Tuesday, December 8, 2009

Finding Christ for Christmas day 7

Yes, I realize it is suppose to be day eight. I'll get to it...
Jesus Blessing Jairus's Daughter


Artist, Greg K. Olsen

A ruler named Jairus asked Jesus to come to his house and heal his dying daughter. On the way they learned it was too late: the little girl had died. However, Jesus told Jairus not to fear but to believe in Him. When Jesus entered the house He told the mourners not to cry. He told them the girl was not dead but asleep. They laughed because they knew she was dead. Jesus took the girl by the hand and told her to arise. She returned to life and rose from her bed. (FYI:I did not write this summary.)

For those of you who know me I have always had grandiose ideas. It is often all or none with me. I have been learning and am being taught that some is better than none. So some days my lessons are not everything I envisioned but life is busy and I can't do all I want. But a simple three minute lesson about Christ raising the dead is something, is it not? When I look into my oldest son's eyes, every time I have been talking to him about Christ this past little while, I know it is.

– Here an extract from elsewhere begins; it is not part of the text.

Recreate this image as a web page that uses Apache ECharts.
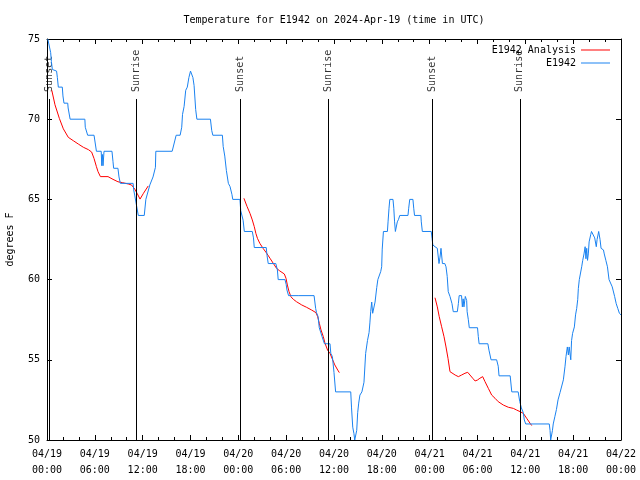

He is listening. I think he is internalizing. I really do.

I love it that sometimes I can just do a little and it is still a great thing. I bore my testimony on Sunday. I never do that. EVER. I am terrified because of past stupid experiences. But it was very quiet at testimony meeting since our ward has been split. Since we have been "finding Christ for Christmas" I literally could not sit in my seat one moment longer if there was silence. I couldn't let time be wasted when we could be testifying of Christ. It just seems so wrong since I have been feeling of His spirit to let that time go by not proclaiming that He is our Savior.

I hope I don't sound braggy or like I am "all that" spirituality wise. I defiantly have my weaknesses (*cough,* desperate house wives,* cough*). I struggle (*cough*, not reading scriptures daily*cough) all the time. I am just trying to improve and grow my testimony and teach my children. Hope it is coming off in the right spirit.

2 comments:

Unknown said...

your ward is quiet now because of the split? Or jhe quiet for testimony meeting because the people who always got up are now in a different ward? Our ward is really loud and it drives me crazy some days!

Megan said...

I absolutely love your posts on your finding Christ in Christmas. They are so beautiful. I wish I could be stronger. I'm going to print off all 25 of your days and do them next year with my own children. What a great idea you had. So simple, and yet must be difficult enough because we're not all doing it! Thanks for your example! Keep up the good work and your strong faith!